Where does this formula come from?

2

There are 2 best solutions below

0
On BEST ANSWER

This can be roughly based on the following steps:

  • For fixed $j$, $$\sum_{i=1}^I \frac{(N_{ij}-n_jp_{ij})^2}{n_jp_{ij}} \stackrel{d}\longrightarrow \chi^2_{I-1} \quad\text{ as }\quad n_j\to \infty \tag{1}$$

  • The above holds independently for every $j$. Therefore summing over $j$,

$$\sum_{j=1}^J\sum_{i=1}^I \frac{(N_{ij}-n_jp_{ij})^2}{n_jp_{ij}} \stackrel{d}\longrightarrow \chi^2_{J(I-1)} \quad\text{ as }\quad n=\sum_{j=1}^Jn_j\to \infty\tag{2}$$

Under $H_0:p_{i1}=\cdots=p_{iJ}=p_i$ (say), $(2)$ is rewritten as

$$\sum_{i=1}^I \sum_{j=1}^J\frac{(N_{ij}-n_jp_i)^2}{n_jp_i} \xrightarrow[H_0]{d} \chi^2_{J(I-1)} \quad\text{ as }\quad n\to \infty$$

  • When $p_i$ is estimated by $\hat p_i$, we lose $I-1$ degrees of freedom:

$$\sum_{i=1}^I \sum_{j=1}^J\frac{(N_{ij}-n_j\hat p_i)^2}{n_j\hat p_i} \xrightarrow[H_0]{d} \chi^2_{J(I-1)-(I-1)}\equiv \chi^2_{(J-1)(I-1)} \quad\text{ as }\quad n\to \infty \tag{3}$$

This is because only $I-1$ of the $p_i$'s are estimated, since $\sum_{i=1}^I p_i=1$.

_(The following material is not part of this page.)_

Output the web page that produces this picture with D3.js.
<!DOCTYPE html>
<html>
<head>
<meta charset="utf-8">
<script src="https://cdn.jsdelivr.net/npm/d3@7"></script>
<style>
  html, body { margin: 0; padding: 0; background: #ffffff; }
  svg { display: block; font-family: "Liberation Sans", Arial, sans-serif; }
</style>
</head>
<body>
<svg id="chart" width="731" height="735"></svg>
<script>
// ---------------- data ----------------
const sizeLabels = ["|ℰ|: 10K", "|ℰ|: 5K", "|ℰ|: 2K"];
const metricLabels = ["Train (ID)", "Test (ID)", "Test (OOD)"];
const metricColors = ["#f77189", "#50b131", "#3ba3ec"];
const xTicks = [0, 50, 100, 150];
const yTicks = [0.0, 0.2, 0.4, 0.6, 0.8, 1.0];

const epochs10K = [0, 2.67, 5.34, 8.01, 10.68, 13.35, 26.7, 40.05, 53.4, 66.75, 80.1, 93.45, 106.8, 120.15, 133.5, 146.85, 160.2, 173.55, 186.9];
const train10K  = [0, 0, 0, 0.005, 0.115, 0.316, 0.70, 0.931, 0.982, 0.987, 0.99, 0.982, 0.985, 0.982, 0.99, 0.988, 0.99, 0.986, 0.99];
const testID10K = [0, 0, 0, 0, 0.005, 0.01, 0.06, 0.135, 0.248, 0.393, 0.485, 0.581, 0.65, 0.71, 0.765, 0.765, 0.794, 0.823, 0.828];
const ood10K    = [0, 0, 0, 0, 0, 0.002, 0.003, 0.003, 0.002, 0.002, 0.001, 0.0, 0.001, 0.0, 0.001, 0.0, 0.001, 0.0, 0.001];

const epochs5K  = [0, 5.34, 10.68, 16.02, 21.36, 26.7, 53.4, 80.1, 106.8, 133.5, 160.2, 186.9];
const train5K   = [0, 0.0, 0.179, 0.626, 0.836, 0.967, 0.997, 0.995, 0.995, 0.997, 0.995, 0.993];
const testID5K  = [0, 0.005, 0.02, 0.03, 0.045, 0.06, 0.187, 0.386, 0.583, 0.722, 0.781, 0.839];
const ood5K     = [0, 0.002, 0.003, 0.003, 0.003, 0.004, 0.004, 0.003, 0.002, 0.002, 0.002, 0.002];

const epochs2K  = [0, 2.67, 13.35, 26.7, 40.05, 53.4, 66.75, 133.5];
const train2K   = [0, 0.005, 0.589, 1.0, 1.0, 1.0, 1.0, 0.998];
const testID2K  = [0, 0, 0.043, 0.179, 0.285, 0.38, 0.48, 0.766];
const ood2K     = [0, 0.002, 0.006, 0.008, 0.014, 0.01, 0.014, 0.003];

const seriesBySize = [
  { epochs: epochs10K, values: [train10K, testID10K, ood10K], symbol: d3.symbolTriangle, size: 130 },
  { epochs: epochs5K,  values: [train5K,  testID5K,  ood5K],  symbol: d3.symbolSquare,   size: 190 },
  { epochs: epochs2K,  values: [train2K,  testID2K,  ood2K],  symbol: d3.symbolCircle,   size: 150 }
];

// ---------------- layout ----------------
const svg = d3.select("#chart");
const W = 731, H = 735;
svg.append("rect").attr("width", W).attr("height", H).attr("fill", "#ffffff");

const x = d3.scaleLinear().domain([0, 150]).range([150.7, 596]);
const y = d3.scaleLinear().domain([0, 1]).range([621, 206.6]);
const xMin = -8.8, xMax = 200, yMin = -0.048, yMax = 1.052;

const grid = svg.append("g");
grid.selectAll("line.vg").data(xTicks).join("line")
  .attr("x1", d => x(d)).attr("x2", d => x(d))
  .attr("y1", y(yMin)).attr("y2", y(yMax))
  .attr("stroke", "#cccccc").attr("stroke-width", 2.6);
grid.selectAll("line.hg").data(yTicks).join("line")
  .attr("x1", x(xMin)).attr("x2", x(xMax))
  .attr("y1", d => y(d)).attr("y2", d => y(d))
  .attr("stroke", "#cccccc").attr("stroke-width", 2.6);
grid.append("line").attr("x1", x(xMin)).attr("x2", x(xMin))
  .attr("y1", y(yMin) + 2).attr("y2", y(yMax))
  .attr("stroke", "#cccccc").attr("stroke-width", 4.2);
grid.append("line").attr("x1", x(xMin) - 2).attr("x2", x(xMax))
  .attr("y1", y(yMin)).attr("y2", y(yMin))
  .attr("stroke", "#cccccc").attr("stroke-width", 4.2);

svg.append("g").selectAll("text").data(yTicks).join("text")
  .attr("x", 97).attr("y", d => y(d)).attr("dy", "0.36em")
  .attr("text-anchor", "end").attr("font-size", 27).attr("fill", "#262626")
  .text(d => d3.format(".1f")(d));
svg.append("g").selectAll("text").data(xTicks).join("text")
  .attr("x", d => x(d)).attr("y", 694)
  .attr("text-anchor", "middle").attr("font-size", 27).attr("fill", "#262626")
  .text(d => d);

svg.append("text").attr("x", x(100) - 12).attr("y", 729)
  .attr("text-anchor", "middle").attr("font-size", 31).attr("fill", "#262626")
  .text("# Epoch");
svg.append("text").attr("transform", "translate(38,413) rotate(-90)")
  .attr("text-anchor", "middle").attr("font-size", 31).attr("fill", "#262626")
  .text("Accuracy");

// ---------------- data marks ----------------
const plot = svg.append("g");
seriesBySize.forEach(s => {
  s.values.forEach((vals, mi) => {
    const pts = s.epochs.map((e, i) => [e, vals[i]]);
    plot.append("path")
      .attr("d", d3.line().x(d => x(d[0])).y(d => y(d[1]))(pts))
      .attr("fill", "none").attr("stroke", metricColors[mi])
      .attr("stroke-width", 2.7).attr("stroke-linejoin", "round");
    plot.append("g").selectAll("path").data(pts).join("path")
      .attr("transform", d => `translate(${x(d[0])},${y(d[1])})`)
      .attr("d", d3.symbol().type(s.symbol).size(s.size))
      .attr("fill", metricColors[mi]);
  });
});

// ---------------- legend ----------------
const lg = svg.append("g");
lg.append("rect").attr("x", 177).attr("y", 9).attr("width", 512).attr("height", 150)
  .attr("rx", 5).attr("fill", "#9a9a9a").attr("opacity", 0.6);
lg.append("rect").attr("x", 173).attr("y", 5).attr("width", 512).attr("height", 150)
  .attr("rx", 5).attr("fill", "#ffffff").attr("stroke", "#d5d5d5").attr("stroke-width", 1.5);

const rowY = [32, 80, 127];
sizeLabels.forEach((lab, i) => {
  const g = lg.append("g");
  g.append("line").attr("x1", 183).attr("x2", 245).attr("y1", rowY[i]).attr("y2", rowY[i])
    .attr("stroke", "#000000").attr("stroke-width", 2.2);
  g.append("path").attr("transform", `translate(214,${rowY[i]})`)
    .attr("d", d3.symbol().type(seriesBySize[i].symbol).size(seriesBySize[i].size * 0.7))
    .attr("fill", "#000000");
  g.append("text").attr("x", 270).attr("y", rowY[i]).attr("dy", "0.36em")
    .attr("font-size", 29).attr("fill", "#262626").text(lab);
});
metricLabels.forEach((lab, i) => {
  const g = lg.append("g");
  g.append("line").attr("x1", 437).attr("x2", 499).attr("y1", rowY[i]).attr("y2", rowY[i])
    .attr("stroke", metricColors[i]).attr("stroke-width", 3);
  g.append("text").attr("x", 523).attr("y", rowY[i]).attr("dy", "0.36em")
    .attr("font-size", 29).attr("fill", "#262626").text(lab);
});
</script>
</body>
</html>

I can give you an outline of a derivation of $(1)$. Since $j$ is fixed, we can drop the suffix $j$ here.

Suppose $(N_i)_{1\le i\le I}$ has a $\text{Multinomial}(n;p_1,\ldots,p_I)$ distribution.

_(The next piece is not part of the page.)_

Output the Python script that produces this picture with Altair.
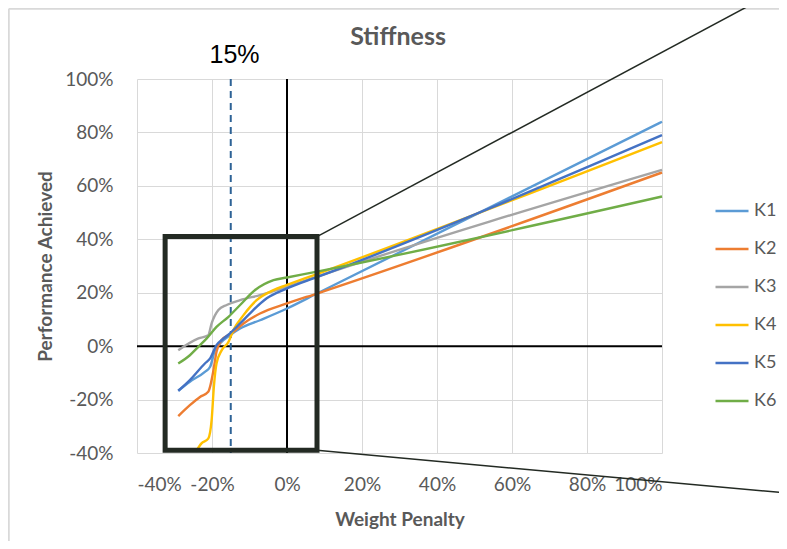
import altair as alt
import pandas as pd

# ---------------- data ----------------
series_names = ["K1", "K2", "K3", "K4", "K5", "K6"]
series_colors = ["#5B9BD5", "#ED7D31", "#A5A5A5", "#FFC000", "#4472C4", "#70AD47"]

k1_x = [-29, -25.9, -21.9, -20.5, -19.2, -17.9, -15.2, -12.5, -7.2, 0, 8, 100]
k1_y = [-16.7, -13.3, -9.6, -7.7, -1.5, 1.0, 4.1, 6.6, 9.7, 14.1, 19.7, 84]

k2_x = [-29, -25.9, -23.2, -21, -19.6, -18.8, -17.4, -14.8, -11.6, -7.2, 0, 8, 100]
k2_y = [-26.2, -22.1, -19, -17.1, -9, -2.1, 2.3, 4.8, 8.5, 12.2, 16, 19.7, 65]

k3_x = [-29, -23.6, -21, -20.1, -18.3, -16.1, -12.5, -7.2, 0, 8, 100]
k3_y = [-1.5, 2.9, 4.1, 8.5, 13.5, 15.4, 17.2, 19.1, 22.2, 26, 66]

k4_x = [-24.3, -22.8, -21, -20.1, -19.5, -18.8, -17.4, -15.6, -14.3, -11.6, -8.1, -3.6, 0, 8, 100]
k4_y = [-39.5, -36.4, -34.6, -27.7, -15.2, -6.5, -1.5, 1.6, 6, 11.6, 17.2, 21, 22.9, 27, 76.4]

k5_x = [-29, -25.9, -21.9, -20.5, -18.8, -17.4, -15.2, -12.5, -9, -5.4, 0, 8, 100]
k5_y = [-16.7, -12.7, -6.5, -4.6, 0.4, 2.3, 4.8, 8.5, 13.5, 17.9, 21.6, 25.8, 79]

k6_x = [-29, -25.9, -23.6, -21.4, -18.8, -15.6, -12.5, -8.5, -3.6, 0, 8, 100]
k6_y = [-6.5, -3.4, -0.2, 2.9, 7.2, 11, 15.4, 21, 24.7, 25.7, 27.9, 56]

x_ticks = [-40, -20, 0, 20, 40, 60, 80, 100]
y_ticks = [-40, -20, 0, 20, 40, 60, 80, 100]

chart_title = "Stiffness"

# annotations (data coordinates)
threshold_x = -15
threshold_label = "15%"
threshold_label_pos = [-14, 109]
title_pos = [29.6, 112.7]
box_x = [-32.5, 8]
box_y = [-39, 41]
callout_top = [[8, 41], [133.3, 135]]
callout_bottom = [[8, -39], [133.3, -55]]
frame_left = [[-74.2, 126.3], [-74.2, -80]]
frame_top = [[-74.2, 126.3], [134, 126.3]]

# ---------------- frames ----------------
rows = []
for name, xs, ys in zip(series_names, [k1_x, k2_x, k3_x, k4_x, k5_x, k6_x],
                        [k1_y, k2_y, k3_y, k4_y, k5_y, k6_y]):
    for i, (x, y) in enumerate(zip(xs, ys)):
        rows.append({"series": name, "x": x, "y": y, "i": i})
df = pd.DataFrame(rows)

xscale = alt.Scale(domain=[-40, 100], nice=False, zero=False)
yscale = alt.Scale(domain=[-40, 100], nice=False, zero=False)
LABEL = "#595959"
FONT = "Lato"

xaxis = alt.Axis(values=x_ticks, labelExpr="datum.value + '%'", title="Weight Penalty",
                 grid=True, gridColor="#D9D9D9", domain=False, ticks=False,
                 labelPadding=22, titlePadding=16, labelFontSize=19, labelColor=LABEL,
                 titleFontSize=19, titleColor=LABEL, titleFontWeight="bold",
                 labelFont=FONT, titleFont=FONT)
yaxis = alt.Axis(values=y_ticks, labelExpr="datum.value + '%'", title="Performance Achieved",
                 grid=True, gridColor="#D9D9D9", domain=False, ticks=False,
                 labelPadding=24, titlePadding=9, labelFontSize=19, labelColor=LABEL,
                 titleFontSize=19, titleColor=LABEL, titleFontWeight="bold",
                 labelFont=FONT, titleFont=FONT)

# chart-area frame (light grey)
frame_rows = []
for k, seg in enumerate([frame_left, frame_top]):
    for j, (x, y) in enumerate(seg):
        frame_rows.append({"seg": k, "x": x, "y": y, "j": j})
frame = alt.Chart(pd.DataFrame(frame_rows)).mark_line(
    color="#D9D9D9", strokeWidth=2, clip=False).encode(
    x=alt.X("x:Q", scale=xscale, axis=xaxis), y=alt.Y("y:Q", scale=yscale, axis=yaxis),
    detail="seg:N", order="j:Q")

# zero axes (black)
vzero = alt.Chart(pd.DataFrame({"x": [0], "y": [100], "y2": [-40]})).mark_rule(
    color="black", strokeWidth=2).encode(
    x=alt.X("x:Q", scale=xscale), y=alt.Y("y:Q", scale=yscale), y2="y2")
hzero = alt.Chart(pd.DataFrame({"y": [0], "x": [-40], "x2": [100]})).mark_rule(
    color="black", strokeWidth=2).encode(
    y=alt.Y("y:Q", scale=yscale), x=alt.X("x:Q", scale=xscale), x2="x2")

dashed = alt.Chart(pd.DataFrame({"x": [threshold_x], "y": [100], "y2": [-40]})).mark_rule(
    color="#2E6396", strokeWidth=2, strokeDash=[7, 5]).encode(
    x=alt.X("x:Q", scale=xscale), y=alt.Y("y:Q", scale=yscale), y2="y2")

lines = alt.Chart(df).mark_line(strokeWidth=2.4, interpolate="monotone").encode(
    x=alt.X("x:Q", scale=xscale),
    y=alt.Y("y:Q", scale=yscale),
    color=alt.Color("series:N", scale=alt.Scale(domain=series_names, range=series_colors),
                    legend=alt.Legend(title=None, orient="none", legendX=577, legendY=114,
                                      symbolType="stroke", symbolSize=1089, symbolStrokeWidth=2.5,
                                      labelFontSize=18, labelColor=LABEL, labelFont=FONT,
                                      rowPadding=11, labelOffset=4)),
    order="i:Q",
)

box = alt.Chart(pd.DataFrame({"x": [box_x[0]], "x2": [box_x[1]], "y": [box_y[0]], "y2": [box_y[1]]})).mark_rect(
    fillOpacity=0, stroke="#232A23", strokeWidth=5, clip=False).encode(
    x=alt.X("x:Q", scale=xscale), x2="x2", y=alt.Y("y:Q", scale=yscale), y2="y2")

callout_rows = []
for k, seg in enumerate([callout_top, callout_bottom]):
    for j, (x, y) in enumerate(seg):
        callout_rows.append({"seg": k, "x": x, "y": y, "j": j})
callouts = alt.Chart(pd.DataFrame(callout_rows)).mark_line(
    color="#232A23", strokeWidth=1.5, clip=False).encode(
    x=alt.X("x:Q", scale=xscale), y=alt.Y("y:Q", scale=yscale), detail="seg:N", order="j:Q")

label = alt.Chart(pd.DataFrame({"x": [threshold_label_pos[0]], "y": [threshold_label_pos[1]],
                                "t": [threshold_label]})).mark_text(
    fontSize=25, font="Liberation Sans", color="black", clip=False).encode(
    x=alt.X("x:Q", scale=xscale), y=alt.Y("y:Q", scale=yscale), text="t:N")

title = alt.Chart(pd.DataFrame({"x": [title_pos[0]], "y": [title_pos[1]],
                                "t": [chart_title]})).mark_text(
    fontSize=25, font=FONT, fontWeight="bold", color=LABEL, baseline="alphabetic",
    clip=False).encode(
    x=alt.X("x:Q", scale=xscale), y=alt.Y("y:Q", scale=yscale), text="t:N")

chart = alt.layer(frame, vzero, hzero, dashed, lines, box, callouts, label, title).properties(
    width=525, height=374,
    autosize=alt.AutoSizeParams(type="none"),
    padding={"left": 129, "top": 71, "right": 117, "bottom": 88},
).configure_view(stroke=None)

chart.save("out.html", embed_options={"renderer": "svg", "actions": False})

Let $\boldsymbol p=(p_i)_{1\le i\le I-1}$. The random vector $\boldsymbol N=(N_i)_{1\le i\le I-1}$ has a nonsingular multinomial distribution (note that $\sum_{i=1}^I N_i=n$) with mean vector $n\boldsymbol p$ and dispersion matrix $n\Sigma$ where $\Sigma=\operatorname{diag}(\boldsymbol p)-\boldsymbol p\boldsymbol p^T$.

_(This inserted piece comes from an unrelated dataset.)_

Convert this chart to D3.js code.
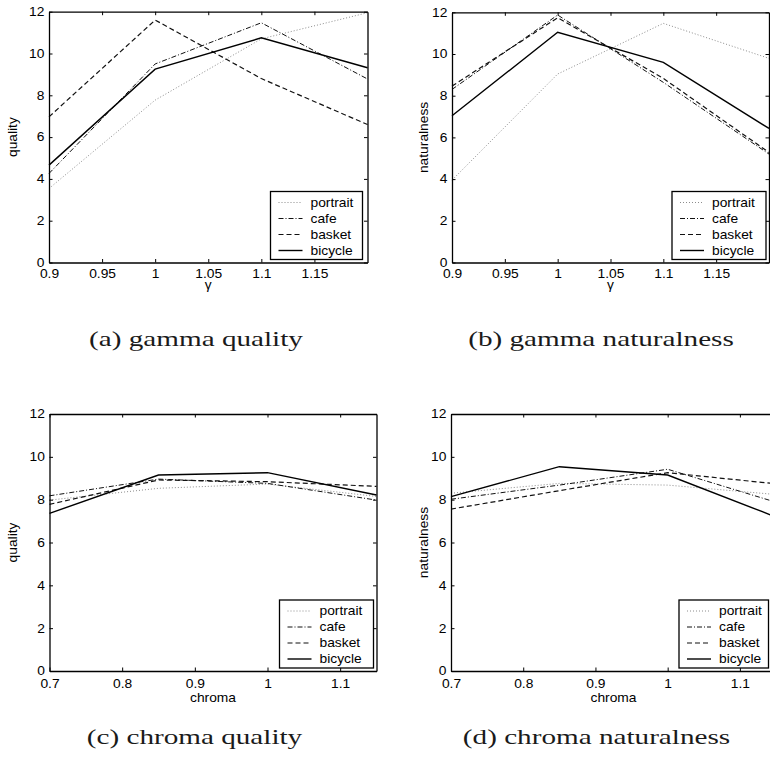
<!DOCTYPE html>
<html>
<head>
<meta charset="utf-8">
<script src="https://cdn.jsdelivr.net/npm/d3@7"></script>
<style>
  html, body { margin: 0; padding: 0; background: #fff; }
  svg { display: block; }
</style>
</head>
<body>
<svg id="fig" width="770" height="761"></svg>
<script>
// ---- data ---------------------------------------------------------------
const seriesNames = ["portrait", "cafe", "basket", "bicycle"];

const yTicks = [0, 2, 4, 6, 8, 10, 12];

const gammaX = [0.9, 1.0, 1.1, 1.2];
const gammaTicks = [0.9, 0.95, 1, 1.05, 1.1, 1.15];

const chromaX = [0.7, 0.85, 1.0, 1.15];
const chromaTicks = [0.7, 0.8, 0.9, 1, 1.1];

// rows follow seriesNames: portrait, cafe, basket, bicycle
const gammaQuality = [
  [3.54, 7.77, 10.7, 11.95],
  [4.26, 9.50, 11.47, 8.78],
  [6.97, 11.6, 8.80, 6.60],
  [4.66, 9.25, 10.75, 9.32]
];
const gammaNaturalness = [
  [3.95, 9.04, 11.47, 9.79],
  [8.30, 11.87, 8.64, 5.20],
  [8.46, 11.74, 8.83, 5.28],
  [7.04, 11.04, 9.60, 6.43]
];
const chromaQuality = [
  [7.98, 8.53, 8.73, 8.15],
  [8.18, 8.96, 8.76, 7.98],
  [7.78, 8.92, 8.84, 8.62],
  [7.36, 9.15, 9.26, 8.22]
];
const chromaNaturalness = [
  [8.30, 8.76, 8.68, 8.24],
  [8.02, 8.68, 9.42, 7.88],
  [7.56, 8.42, 9.26, 8.74],
  [8.14, 9.54, 9.15, 7.19]
];

const captions = ["(a) gamma quality", "(b) gamma naturalness",
                  "(c) chroma quality", "(d) chroma naturalness"];

// ---- styles -------------------------------------------------------------
const lineStyles = {
  portrait: { stroke: "#8c8c8c", width: 1.0, dash: "1,2" },
  cafe:     { stroke: "#111",    width: 1.0, dash: "5,2,1,2" },
  basket:   { stroke: "#111",    width: 1.2, dash: "5,3" },
  bicycle:  { stroke: "#000",    width: 1.4, dash: null }
};
const SANS = "'Liberation Sans', Arial, Helvetica, sans-serif";
const SERIF = "'Liberation Serif', 'Times New Roman', serif";
const TEXT_SX = 1.15;   // the sans text is set slightly wide
const CAP_SX = 1.39;    // caption text is set wide
const TICK = 3.5;       // inward tick length

// ---- layout -------------------------------------------------------------
const panels = [
  { xs: gammaX, ys: gammaQuality, ticks: gammaTicks, xDomain: [0.9, 1.2],
    left: 49, right: 367.5, top: 11.7, bottom: 262.5, legendW: 92,
    xLabel: "\u03b3", yLabel: "quality", xPad: 6.5, xLabelY: 26.5, yLabelX: 17,
    cap: captions[0], capX: 196, capY: 346 },
  { xs: gammaX, ys: gammaNaturalness, ticks: gammaTicks, xDomain: [0.9, 1.2],
    left: 452, right: 769, top: 12.3, bottom: 262.5, legendW: 94,
    xLabel: "\u03b3", yLabel: "naturalness", xPad: 6.5, xLabelY: 26.5, yLabelX: 428,
    cap: captions[1], capX: 601, capY: 346 },
  { xs: chromaX, ys: chromaQuality, ticks: chromaTicks, xDomain: [0.7, 1.15],
    left: 49.5, right: 376.5, top: 414, bottom: 671, legendW: 94,
    xLabel: "chroma", yLabel: "quality", xPad: 8.5, xLabelY: 31, yLabelX: 17,
    cap: captions[2], capX: 194.5, capY: 744 },
  { xs: chromaX, ys: chromaNaturalness, ticks: chromaTicks, xDomain: [0.7, 1.15],
    left: 451, right: 776, top: 414, bottom: 671, legendW: 89.5,
    xLabel: "chroma", yLabel: "naturalness", xPad: 8.5, xLabelY: 31, yLabelX: 428,
    cap: captions[3], capX: 596.5, capY: 744 }
];

const svg = d3.select("#fig");

function styleAxis(sel) {
  sel.attr("font-family", SANS).attr("font-size", 12);
  sel.select(".domain").attr("stroke", "#000").attr("stroke-width", 1.3);
  sel.selectAll(".tick line").attr("stroke", "#000").attr("stroke-width", 1);
  sel.selectAll(".tick text").attr("fill", "#000")
     .attr("transform", `scale(${TEXT_SX},1)`);
}

function drawPanel(p) {
  const x = d3.scaleLinear().domain(p.xDomain).range([p.left, p.right]);
  const y = d3.scaleLinear().domain([0, 12]).range([p.bottom, p.top]);
  const g = svg.append("g");

  // series lines
  const line = d3.line().x((d, i) => x(p.xs[i])).y(d => y(d));
  seriesNames.forEach((name, k) => {
    const s = lineStyles[name];
    g.append("path")
      .datum(p.ys[k])
      .attr("d", line)
      .attr("fill", "none")
      .attr("stroke", s.stroke)
      .attr("stroke-width", s.width)
      .attr("stroke-dasharray", s.dash)
      .attr("stroke-linejoin", "miter");
  });

  // box axes with inward ticks on all four sides
  g.append("g").attr("transform", `translate(0,${p.bottom})`)
    .call(d3.axisBottom(x).tickValues(p.ticks).tickFormat(d3.format("~g"))
      .tickSizeInner(-TICK).tickSizeOuter(0).tickPadding(p.xPad))
    .call(styleAxis);
  g.append("g").attr("transform", `translate(0,${p.top})`)
    .call(d3.axisTop(x).tickValues(p.ticks).tickFormat("")
      .tickSizeInner(-TICK).tickSizeOuter(0))
    .call(styleAxis);
  g.append("g").attr("transform", `translate(${p.left},0)`)
    .call(d3.axisLeft(y).tickValues(yTicks).tickFormat(d3.format("d"))
      .tickSizeInner(-TICK).tickSizeOuter(0).tickPadding(4))
    .call(styleAxis);
  g.append("g").attr("transform", `translate(${p.right},0)`)
    .call(d3.axisRight(y).tickValues(yTicks).tickFormat("")
      .tickSizeInner(-TICK).tickSizeOuter(0))
    .call(styleAxis);

  // axis titles
  g.append("text")
    .attr("transform", `translate(${(p.left + p.right) / 2},${p.bottom + p.xLabelY}) scale(${TEXT_SX},1)`)
    .attr("text-anchor", "middle")
    .attr("font-family", SANS).attr("font-size", 12).attr("fill", "#000")
    .text(p.xLabel);
  g.append("text")
    .attr("transform", `translate(${p.yLabelX},${(p.top + p.bottom) / 2}) rotate(-90) scale(${TEXT_SX},1)`)
    .attr("text-anchor", "middle")
    .attr("font-family", SANS).attr("font-size", 12).attr("fill", "#000")
    .text(p.yLabel);

  // legend in the lower right corner
  const lw = p.legendW, lh = 68;
  const lg = g.append("g")
    .attr("transform", `translate(${p.right - 97},${p.bottom - 71})`);
  lg.append("rect").attr("width", lw).attr("height", lh)
    .attr("fill", "#fff").attr("stroke", "#000").attr("stroke-width", 1.3);
  seriesNames.forEach((name, k) => {
    const s = lineStyles[name];
    const ry = 11 + 16 * k;
    lg.append("line")
      .attr("x1", 8).attr("x2", 32).attr("y1", ry).attr("y2", ry)
      .attr("stroke", s.stroke).attr("stroke-width", s.width)
      .attr("stroke-dasharray", s.dash);
    lg.append("text")
      .attr("transform", `translate(40,${ry}) scale(${TEXT_SX},1)`)
      .attr("dy", "0.35em")
      .attr("font-family", SANS).attr("font-size", 12).attr("fill", "#000")
      .text(name);
  });

  // subfigure caption
  svg.append("text")
    .attr("transform", `translate(${p.capX},${p.capY}) scale(${CAP_SX},1)`)
    .attr("text-anchor", "middle")
    .attr("font-family", SERIF).attr("font-size", 21).attr("fill", "#1a1a1a")
    .text(p.cap);
}

panels.forEach(drawPanel);
</script>
</body>
</html>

By multivariate central limit theorem, it can be argued that as $n\to \infty$, $\sqrt n\left(\frac{\boldsymbol N}n -\boldsymbol p\right)$ converges in law to a $(I-1)$-dimensional normal distribution with mean vector $\boldsymbol 0$ and dispersion matrix $\Sigma$.

It follows that

$$n\left(\frac{\boldsymbol N}n-\boldsymbol p\right)^T\Sigma^{-1}\left(\frac{\boldsymbol N}n-\boldsymbol p\right)=(\boldsymbol N -n\boldsymbol p )^T (n\Sigma)^{-1} (\boldsymbol N -n\boldsymbol p)\stackrel{d}\longrightarrow \chi^2_{I-1} \quad\text{ as }\quad n\to \infty$$

And by expanding the quadratic form, one can actually show that

$$(\boldsymbol N -n\boldsymbol p )^T (n\Sigma)^{-1} (\boldsymbol N -n\boldsymbol p)=\sum_{i=1}^I \frac{(N_i-np_i)^2}{np_i}$$

0
On

One way to think about this problem is that if we treat $$N_{ij}\sim\text{Pois}(\lambda_{ij}).$$

With each $N_{ij}$ independent of the other it can be shown that when conditioned on $$\sum_{i,j}N_{ij}=n$$ it results in a multinomial with $p=\{\frac{\lambda_{km}}{\sum_{i,j}\lambda_{ij}}\}_{(k,m)}$.

Intuitively it makes sense to set $\lambda_{ij}=np_{ij}$, and this will allow us to get the appropriate multinomial. Then using the central limite theorem $$\frac{N_{ij}-E[N_{ij}]}{\sqrt{Var[N_{ij}]}}\sim N(0,1).$$Since this a poisson:

$$\frac{N_{ij}-np_{ij}}{\sqrt{np_{ij}}}\sim N(0,1).$$

We can replace $p_{ij}$ with our MLE estimate $\frac{n_{i+}n_{+j}}{n^2}$and bank on strong consistency to get us the approximation. We can square to get the $\chi^2$ approximation. The degrees of freedom are a result of the constraints on the multinomial fixed to a total of n.